Буревестникам революции вскоре выпадет шанс применить свои теории на практике: начиная с 1920-х сильные личности, не останавливающиеся перед убийством ради высших целей, станут ключевыми фигурами не столько в литературе (хотя и в ней тоже), сколько в политике – не случайно Камю назовет Достоевского настоящим пророком XX века. Пророчество работает до сих пор, спустившись на бытовой уровень и лишившись идейной подкладки: в жизни русской провинции всегда была своя доля абсурдной жестокости, слова «современный Раскольников», заведенные в гугл, и сегодня приносят десятки новостей о том, как «студент убил пенсионерку и забрал у нее 300 рублей».
Еще одна «достоевская» черта – склонность подводить под свои деструктивные импульсы метафизическую базу: почти в каждой истории подростка, отправляющегося с винтовкой в родную школу, присутствует манифест, где будущий убийца объявляет себя богом; современный Раскольников не таит эти мысли в себе, а сразу выкладывает в соцсети.
Отдельная история – топор: отделившись от своего рефлексирующего носителя, этот инструмент то всплывает в стихотворении Вознесенского («А в небе кровавым довеском / Над утренней нашей тропой / С космической достоверностью / Предсказанный Достоевским, / Как спутник, летит топор»), то появляется в финале сорокинского «Романа», круша выстроенную автором тургеневскую идиллию и всю русскую литературную традицию вместе с ней.
У наших
Роман об инфернальном переполохе, который устраивает в одном губернском городе группировка местных и заезжих либертенов, пишется как остроактуальный памфлет (реакция на убийство студента Иванова участниками Общества народной расправы), но оказывается приговором (или диагнозом) на все времена, долгосрочной моделью русского радикализма – и критики русского радикализма. Планы мгновенного переустройства всего, пощечины общественному вкусу, перманентная чистка рядов, шашни с охранкой, общее горячечное исступление – кажется, со страниц «Бесов» сошли и террорист Липанченко из «Петербурга» Андрея Белого, и реальный Евно Азеф из боевой организации эсеров, и фигуранты дела БОРН, и радикальные акционисты, и вообще любые подпольщики всех времен.

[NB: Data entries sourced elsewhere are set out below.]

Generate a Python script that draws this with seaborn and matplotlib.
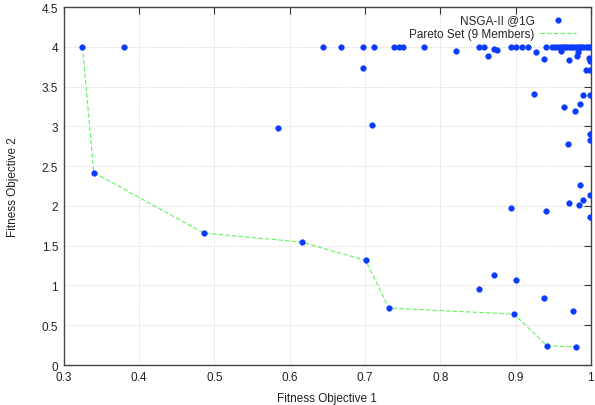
import matplotlib
matplotlib.use("Agg")
import matplotlib.pyplot as plt
import seaborn as sns
import pandas as pd

# Population (NSGA-II @1G): objective 1 and objective 2
obj1 = [0.325, 0.380, 0.644, 0.668, 0.697, 0.712, 0.738, 0.745, 0.750, 0.779,
        0.851, 0.858, 0.894, 0.901, 0.909, 0.917, 0.940, 0.949, 0.952, 0.956,
        0.960, 0.963, 0.966, 0.969, 0.972, 0.975, 0.978, 0.981, 0.984, 0.987,
        0.990, 0.993, 0.996, 0.999,
        0.821, 0.863, 0.872, 0.875, 0.927, 0.938, 0.960, 0.971, 0.982, 0.983,
        0.998, 0.999, 0.993, 0.999,
        0.697, 0.709, 0.585,
        0.925, 0.989, 0.999, 0.986, 0.965, 0.979, 0.999, 0.999, 0.970,
        0.986, 0.999, 0.971, 0.989, 0.984, 0.941, 0.999, 0.894,
        0.872, 0.852, 0.900, 0.938, 0.976,
        0.340, 0.486, 0.616, 0.701, 0.732, 0.898, 0.942, 0.980]
obj2 = [4.00, 4.00, 4.00, 4.00, 4.00, 4.00, 4.00, 4.00, 4.00, 4.00,
        4.00, 4.00, 4.00, 4.00, 4.00, 4.00, 4.00, 4.00, 4.00, 4.00,
        4.00, 4.00, 4.00, 4.00, 4.00, 4.00, 4.00, 4.00, 4.00, 4.00,
        4.00, 4.00, 4.00, 4.00,
        3.95, 3.89, 3.97, 3.96, 3.93, 3.85, 3.95, 3.84, 3.89, 3.93,
        3.86, 3.82, 3.71, 3.71,
        3.74, 3.02, 2.98,
        3.41, 3.39, 3.39, 3.28, 3.24, 3.19, 2.91, 2.83, 2.785,
        2.265, 2.14, 2.04, 2.07, 2.01, 1.94, 1.855, 1.98,
        1.13, 0.95, 1.07, 0.84, 0.68,
        2.42, 1.66, 1.545, 1.315, 0.716, 0.64, 0.24, 0.23]

# Pareto set (9 members)
pareto_f1 = [0.325, 0.340, 0.486, 0.616, 0.701, 0.732, 0.898, 0.942, 0.980]
pareto_f2 = [4.00, 2.42, 1.66, 1.545, 1.315, 0.716, 0.64, 0.24, 0.23]

x_ticks = [0.3, 0.4, 0.5, 0.6, 0.7, 0.8, 0.9, 1.0]
x_tick_labels = ["0.3", "0.4", "0.5", "0.6", "0.7", "0.8", "0.9", "1"]
y_ticks = [0, 0.5, 1, 1.5, 2, 2.5, 3, 3.5, 4, 4.5]
y_tick_labels = ["0", "0.5", "1", "1.5", "2", "2.5", "3", "3.5", "4", "4.5"]

sns.set_theme(style="white")
plt.rcParams["font.family"] = ["Liberation Sans", "DejaVu Sans"]

pop = pd.DataFrame({"f1": obj1, "f2": obj2})
par = pd.DataFrame({"f1": pareto_f1, "f2": pareto_f2})

fig = plt.figure(figsize=(5.95, 4.06), dpi=100)
ax = fig.add_axes([0.107, 0.0985, 0.886, 0.8815])

sns.lineplot(data=par, x="f1", y="f2", sort=False, ax=ax, color="#5cf55c",
             linestyle=(0, (4, 2)), linewidth=0.8, label="Pareto Set (9 Members)",
             zorder=2)
sns.scatterplot(data=pop, x="f1", y="f2", ax=ax, color="#0a3cff", s=17,
                marker="o", edgecolor="#0a3cff", linewidth=0.3,
                label="NSGA-II @1G", zorder=3)

ax.set_xlim(0.3, 1.0)
ax.set_ylim(0, 4.5)
ax.set_xticks(x_ticks)
ax.set_xticklabels(x_tick_labels)
ax.set_yticks(y_ticks)
ax.set_yticklabels(y_tick_labels)
ax.set_xlabel("Fitness Objective 1", fontsize=8.5, color="#222222", labelpad=7)
ax.set_ylabel("Fitness Objective 2", fontsize=8.5, color="#222222", labelpad=16)

ax.grid(True, color="#c8c8c8", linestyle=(0, (1, 1.5)), linewidth=0.6)
ax.set_axisbelow(True)
ax.tick_params(axis="both", which="major", direction="in", length=5, width=0.8,
               color="#333333", labelsize=8.5, labelcolor="#222222",
               top=True, right=True, pad=4)
for sp in ax.spines.values():
    sp.set_color("#444444")
    sp.set_linewidth(1.0)
    sp.set_visible(True)

handles, labels = ax.get_legend_handles_labels()
order = [labels.index("NSGA-II @1G"), labels.index("Pareto Set (9 Members)")]
leg = ax.legend([handles[i] for i in order], [labels[i] for i in order],
                loc="upper right", bbox_to_anchor=(0.985, 1.0), frameon=False,
                markerfirst=False, fontsize=8.5, handlelength=3.0,
                handletextpad=0.5, labelspacing=0.15, borderaxespad=0.2)

fig.savefig("out.png", dpi=100)
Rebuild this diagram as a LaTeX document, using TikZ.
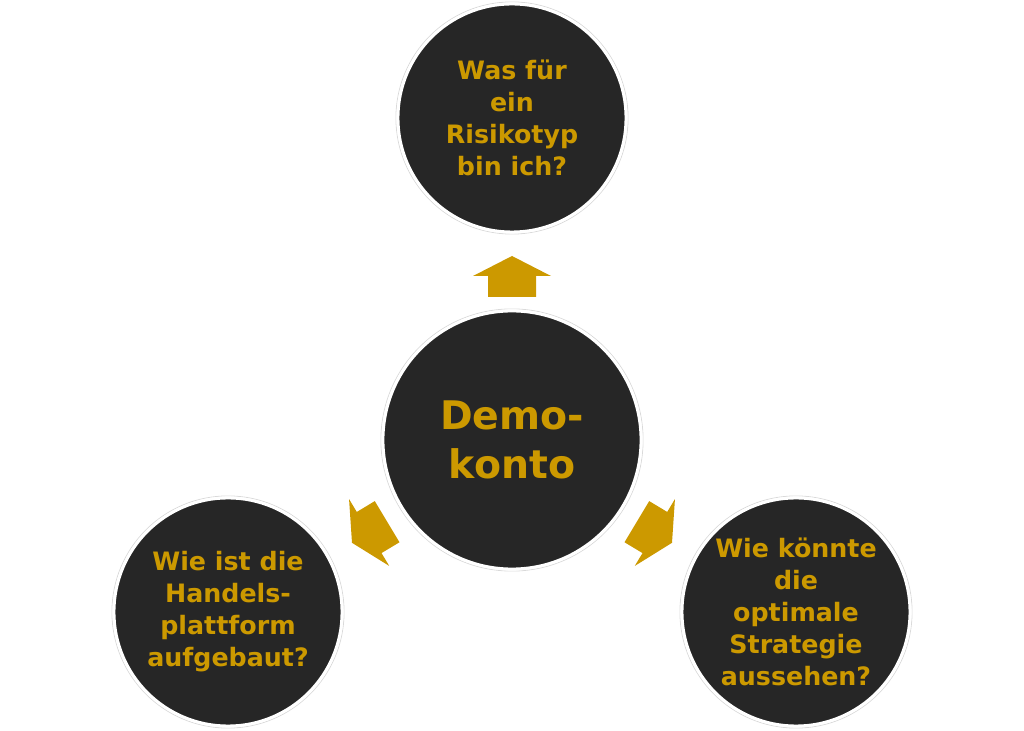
\documentclass[tikz,border=0pt]{standalone}
\usepackage{fontspec}
\setmainfont{DejaVu Sans}
\definecolor{gold}{HTML}{CC9900}
\definecolor{disc}{HTML}{262626}
\tikzset{ball/.style={circle,fill=disc,draw=white,line width=0.03cm,align=center,
  text=gold,font=\bfseries\fontsize{7.2}{9.1}\selectfont,minimum size=2.28cm,inner sep=0pt}}
\tikzset{ring/.style={circle,draw=black!15,line width=0.008cm,inner sep=0pt}}
\tikzset{arrowbox/.style={fill=gold}}
\begin{document}
\begin{tikzpicture}[x=0.01cm,y=-0.01cm]
  \useasboundingbox (0,0) rectangle (1024,731);
  % outer grey rings
  \foreach \n/\x/\y/\s in {r0/512/440/2.62,r1/512/118/2.32,r2/228/612/2.32,r3/796/612/2.32}
    \node[ring,minimum size=\s cm] (\n) at (\x,\y) {};
  \node[ball,minimum size=2.58cm,font=\bfseries\fontsize{11.2}{13.7}\selectfont] (demo) at (512,440) {Demo-\\konto};
  \node[ball] (typ) at (512,118) {Was für\\ein\\Risikotyp\\bin ich?};
  \node[ball] (platt) at (228,612) {Wie ist die\\Handels-\\plattform\\aufgebaut?};
  \node[ball] (strat) at (796,612) {Wie könnte\\die\\optimale\\Strategie\\aussehen?};
  % block arrows
  \foreach \r/\x/\y in {90/512/277,211/370/532,-31/654/532}
    \fill[arrowbox,shift={(\x,\y)},rotate=\r]
      (-20,-24)--(1,-24)--(1,-39)--(21,0)--(1,39)--(1,24)--(-20,24)--cycle;
\end{tikzpicture}
\end{document}
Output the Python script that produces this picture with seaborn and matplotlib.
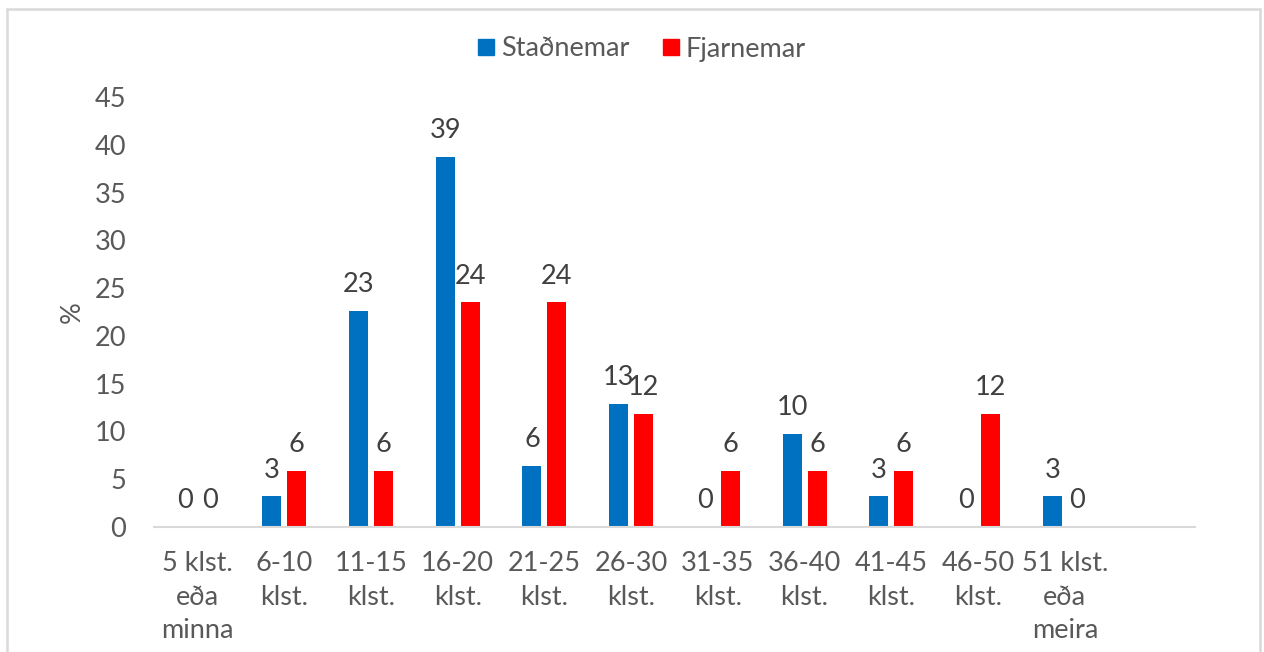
import matplotlib
matplotlib.use("Agg")
import matplotlib.pyplot as plt
import seaborn as sns
import pandas as pd
from matplotlib.lines import Line2D

categories = ["5 klst.\neða\nminna", "6-10\nklst.", "11-15\nklst.", "16-20\nklst.",
              "21-25\nklst.", "26-30\nklst.", "31-35\nklst.", "36-40\nklst.",
              "41-45\nklst.", "46-50\nklst.", "51 klst.\neða\nmeira"]
stadnemar = [0, 3.2, 22.6, 38.7, 6.4, 12.9, 0, 9.7, 3.2, 0, 3.2]
fjarnemar = [0, 5.9, 5.9, 23.5, 23.5, 11.8, 5.9, 5.9, 5.9, 11.8, 0]
series_names = ["Staðnemar", "Fjarnemar"]
colors = ["#0070C0", "#FF0000"]
yticks = [0, 5, 10, 15, 20, 25, 30, 35, 40, 45]

df = pd.DataFrame({
    "cat": categories * 2,
    "val": stadnemar + fjarnemar,
    "series": [series_names[0]] * len(categories) + [series_names[1]] * len(categories),
})

sns.set_theme(style="white")
plt.rcParams["font.family"] = ["Lato", "DejaVu Sans"]

FS = 19.5
fig = plt.figure(figsize=(12.64, 6.52), dpi=100)
ax = fig.add_axes([154 / 1264, 1 - 527 / 652, (1195 - 154) / 1264, (527 - 97) / 652])

sns.barplot(data=df, x="cat", y="val", hue="series", order=categories,
            hue_order=series_names, palette=colors, width=0.576, gap=0.236,
            ax=ax, legend=False, saturation=1, edgecolor="none")

for cont in ax.containers:
    ax.bar_label(cont, fmt="%.0f", padding=10, fontsize=FS, color="#404040")

ax.set_xlim(-0.5, 11.5)
ax.set_ylim(0, 45)
ax.set_yticks(yticks)
ax.set_xlabel("")
ax.tick_params(axis="y", length=0, labelsize=FS, labelcolor="#595959", pad=20)
ax.tick_params(axis="x", length=0, labelsize=FS, labelcolor="#595959", pad=17.5)
for lab in ax.get_xticklabels():
    lab.set_linespacing(1.42)
ax.set_ylabel("")
fig.text(72 / 1264, 1 - 312 / 652, "%", rotation=90, ha="center", va="center",
         fontsize=FS, color="#595959")
for s in ["top", "right", "left"]:
    ax.spines[s].set_visible(False)
ax.spines["bottom"].set_color("#D9D9D9")
ax.spines["bottom"].set_linewidth(1.5)
ax.grid(False)

handles = [Line2D([], [], marker="s", linestyle="none", markersize=12,
                  markerfacecolor=c, markeredgecolor=c) for c in colors]
leg = fig.legend(handles, series_names, loc="center", bbox_to_anchor=(639 / 1264, 1 - 49 / 652),
                 ncol=2, frameon=False, fontsize=FS, handletextpad=0.05, columnspacing=1.03,
                 handlelength=1.0)
for t in leg.get_texts():
    t.set_color("#595959")

# chart border
fig.add_artist(Line2D([7 / 1264, 7 / 1264], [0, 1 - 9 / 652], transform=fig.transFigure,
                      color="#D9D9D9", linewidth=1.8))
fig.add_artist(Line2D([7 / 1264, 1260 / 1264], [1 - 9 / 652, 1 - 9 / 652], transform=fig.transFigure,
                      color="#D9D9D9", linewidth=1.8))
fig.add_artist(Line2D([1260 / 1264, 1260 / 1264], [0, 1 - 9 / 652], transform=fig.transFigure,
                      color="#D9D9D9", linewidth=1.8))

fig.savefig("out.png", dpi=100)
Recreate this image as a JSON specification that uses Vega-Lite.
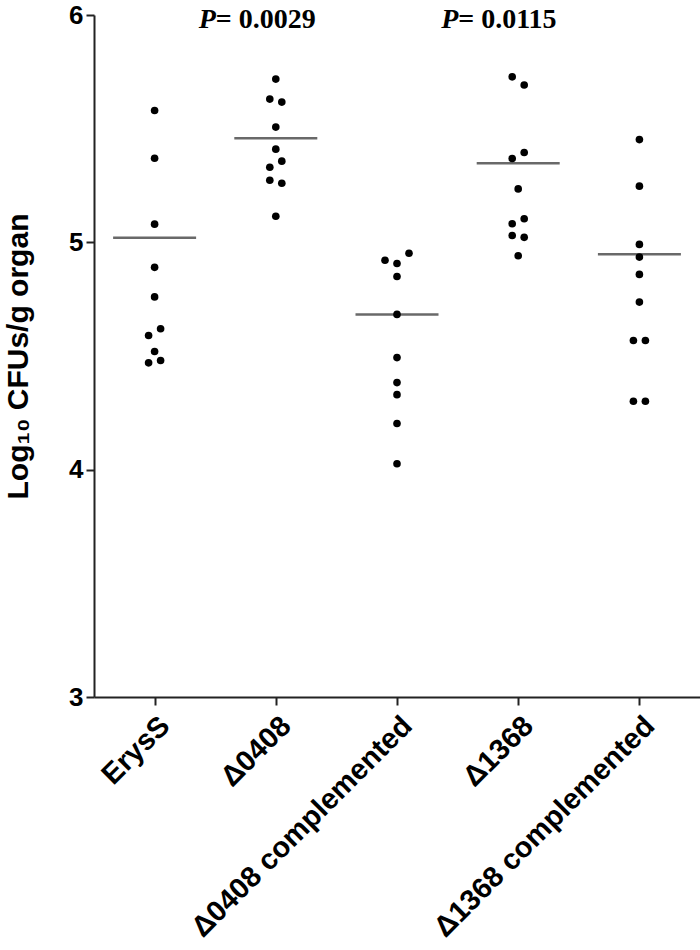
{
  "$schema": "https://vega.github.io/schema/vega-lite/v6.json",
  "autosize": {"type": "none"},
  "width": 606,
  "height": 682,
  "padding": {"left": 94, "top": 15, "right": 0, "bottom": 253},
  "background": "white",
  "config": {
    "view": {"stroke": null},
    "font": "Liberation Sans"
  },
  "datasets": {
    "points": [
      {"group": "ErysS", "lane": "C", "value": 5.58},
      {"group": "ErysS", "lane": "C", "value": 5.37},
      {"group": "ErysS", "lane": "C", "value": 5.08},
      {"group": "ErysS", "lane": "C", "value": 4.89},
      {"group": "ErysS", "lane": "C", "value": 4.76},
      {"group": "ErysS", "lane": "R", "value": 4.62},
      {"group": "ErysS", "lane": "L", "value": 4.59},
      {"group": "ErysS", "lane": "C", "value": 4.52},
      {"group": "ErysS", "lane": "R", "value": 4.48},
      {"group": "ErysS", "lane": "L", "value": 4.47},
      {"group": "Δ0408", "lane": "C", "value": 5.718},
      {"group": "Δ0408", "lane": "L", "value": 5.63},
      {"group": "Δ0408", "lane": "R", "value": 5.617},
      {"group": "Δ0408", "lane": "C", "value": 5.507},
      {"group": "Δ0408", "lane": "C", "value": 5.41},
      {"group": "Δ0408", "lane": "R", "value": 5.357},
      {"group": "Δ0408", "lane": "L", "value": 5.33},
      {"group": "Δ0408", "lane": "L", "value": 5.273},
      {"group": "Δ0408", "lane": "R", "value": 5.26},
      {"group": "Δ0408", "lane": "C", "value": 5.115},
      {"group": "Δ0408 complemented", "lane": "R2", "value": 4.952},
      {"group": "Δ0408 complemented", "lane": "L2", "value": 4.921},
      {"group": "Δ0408 complemented", "lane": "C", "value": 4.907},
      {"group": "Δ0408 complemented", "lane": "C", "value": 4.85},
      {"group": "Δ0408 complemented", "lane": "C", "value": 4.683},
      {"group": "Δ0408 complemented", "lane": "C", "value": 4.493},
      {"group": "Δ0408 complemented", "lane": "C", "value": 4.383},
      {"group": "Δ0408 complemented", "lane": "C", "value": 4.33},
      {"group": "Δ0408 complemented", "lane": "C", "value": 4.203},
      {"group": "Δ0408 complemented", "lane": "C", "value": 4.026},
      {"group": "Δ1368", "lane": "L", "value": 5.728},
      {"group": "Δ1368", "lane": "R", "value": 5.692},
      {"group": "Δ1368", "lane": "R", "value": 5.395},
      {"group": "Δ1368", "lane": "L", "value": 5.369},
      {"group": "Δ1368", "lane": "C", "value": 5.235},
      {"group": "Δ1368", "lane": "R", "value": 5.104},
      {"group": "Δ1368", "lane": "L", "value": 5.082},
      {"group": "Δ1368", "lane": "L", "value": 5.03},
      {"group": "Δ1368", "lane": "R", "value": 5.022},
      {"group": "Δ1368", "lane": "C", "value": 4.941},
      {"group": "Δ1368 complemented", "lane": "C", "value": 5.452},
      {"group": "Δ1368 complemented", "lane": "C", "value": 5.247},
      {"group": "Δ1368 complemented", "lane": "C", "value": 4.991},
      {"group": "Δ1368 complemented", "lane": "C", "value": 4.935},
      {"group": "Δ1368 complemented", "lane": "C", "value": 4.859},
      {"group": "Δ1368 complemented", "lane": "C", "value": 4.737},
      {"group": "Δ1368 complemented", "lane": "L", "value": 4.568},
      {"group": "Δ1368 complemented", "lane": "R", "value": 4.568},
      {"group": "Δ1368 complemented", "lane": "L", "value": 4.301},
      {"group": "Δ1368 complemented", "lane": "R", "value": 4.301}
    ],
    "means": [
      {"group": "ErysS", "mean": 5.02},
      {"group": "Δ0408", "mean": 5.458},
      {"group": "Δ0408 complemented", "mean": 4.683},
      {"group": "Δ1368", "mean": 5.348},
      {"group": "Δ1368 complemented", "mean": 4.948}
    ],
    "pvalues": [
      {"group": "Δ0408", "p": "= 0.0029"},
      {"group": "Δ1368", "p": "= 0.0115"}
    ]
  },
  "layer": [
    {
      "data": {"name": "means"},
      "mark": {"type": "tick", "size": 83, "thickness": 2.5, "color": "#2a2a2a"},
      "encoding": {
        "x": {
          "field": "group", "type": "nominal",
          "sort": ["ErysS", "Δ0408", "Δ0408 complemented", "Δ1368", "Δ1368 complemented"],
          "scale": {"type": "point", "padding": 0.5},
          "axis": {
            "title": null,
            "labelAngle": -45,
            "labelLimit": 0,
            "labelFont": "Liberation Sans",
            "labelFontWeight": "bold",
            "labelFontSize": 29,
            "labelColor": "black",
            "labelPadding": 6,
            "tickSize": 8,
            "tickColor": "#222",
            "tickWidth": 2,
            "domainColor": "#222",
            "domainWidth": 2,
            "grid": false
          }
        },
        "y": {
          "field": "mean", "type": "quantitative",
          "scale": {"domain": [3, 6], "nice": false, "zero": false},
          "axis": {
            "title": "Log₁₀ CFUs/g organ",
            "titleFont": "Liberation Sans",
            "titleFontWeight": "bold",
            "titleFontSize": 30,
            "titleColor": "black",
            "titlePadding": 35,
            "values": [3, 4, 5, 6],
            "format": "d",
            "labelFont": "Liberation Sans",
            "labelFontWeight": "bold",
            "labelFontSize": 26,
            "labelColor": "black",
            "labelPadding": 3,
            "tickSize": 8,
            "tickColor": "#222",
            "tickWidth": 2,
            "domainColor": "#222",
            "domainWidth": 2,
            "grid": false
          }
        }
      }
    },
    {
      "data": {"name": "points"},
      "mark": {"type": "point", "filled": true, "shape": "circle", "size": 58, "color": "black", "opacity": 1},
      "encoding": {
        "x": {"field": "group", "type": "nominal"},
        "xOffset": {
          "field": "lane", "type": "nominal",
          "scale": {"type": "point", "domain": ["L2", "L", "C", "R", "R2"], "range": [-12, 12], "padding": 0}
        },
        "y": {"field": "value", "type": "quantitative"}
      }
    },
    {
      "data": {"name": "pvalues"},
      "mark": {"type": "text", "text": "P", "font": "Liberation Serif", "fontStyle": "italic", "fontWeight": "bold", "fontSize": 28, "align": "left", "baseline": "alphabetic", "dx": -77, "dy": 13, "color": "black"},
      "encoding": {
        "x": {"field": "group", "type": "nominal"},
        "y": {"datum": 6}
      }
    },
    {
      "data": {"name": "pvalues"},
      "mark": {"type": "text", "font": "Liberation Serif", "fontWeight": "bold", "fontSize": 28, "align": "left", "baseline": "alphabetic", "dx": -60, "dy": 13, "color": "black"},
      "encoding": {
        "x": {"field": "group", "type": "nominal"},
        "y": {"datum": 6},
        "text": {"field": "p"}
      }
    }
  ]
}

В спектакле по «Бесам» Константин Богомолов вывел на авансцену название «Сеть» – что же, история одноименной организации (признана Минюстом террористической организацией) с двойным убийством под Рязанью (по версии «Медузы» – издание внесено Минюстом в реестр СМИ, выполняющих функции иноагента) тоже отсылает к Достоевскому. «Русский нигилизм, действующий в хлыстовской русской стихии, не может не быть беснованием, исступленным и вихревым кружением», – писал в статье «Духи русской революции» Бердяев, непосредственно переживший последствия этой стихии; тот же кружащийся темный вихрь слышен в «Двенадцати» Блока (литературовед Дина Магомедова замечает, что стихотворный размер последней главы поэмы – тот же, что у пушкинских «Бесов») и вообще в околореволюционных текстах и настроениях – об этом подробно рассказывает в своем исследовании «Хлыст» Александр Эткинд.
Мечта о всеобщем счастье в два шага приводит к признанию России Мордором, не имеющим права на существование, – и к мечтам о тотальном обрушении всего во имя «прекрасного будущего»; «русское искание правды жизни всегда принимает апокалиптический или нигилистический характер», как сформулирует все тот же Бердяев.
«Бесы» – описание радикализма извне, критическое и пристрастное; оно вызывало естественный отпор со стороны людей, находящихся внутри революционного процесса, – так, Горький назвал роман одним из «темных пятен злорадного человеконенавистничества на светлом фоне русской литературы» – и создало общие места консервативной критики на полтора столетия вперед. Бесовское кружение видят в своем предмете и авторы анти-либеральных романов – вплоть до «Чего же ты хочешь?» Всеволода Кочетова и «Все впереди» Василия Белова, и охранительная публицистика, разоблачающая проявления очередного «свежего ветра перемен»; даже телевизионная пропаганда, бичуя современных оппозиционеров, непременно упомянет, что те норовят, условно говоря, засунуть мышь в киот или пустить красного петуха. Подрыв устоев, разрушение морали, осквернение традиций – все это по сей день приписывается любым активистам или деятелям культуры, выходящим за рамки официозного фарватера, и это тоже c легкой руки Ф. М. Д.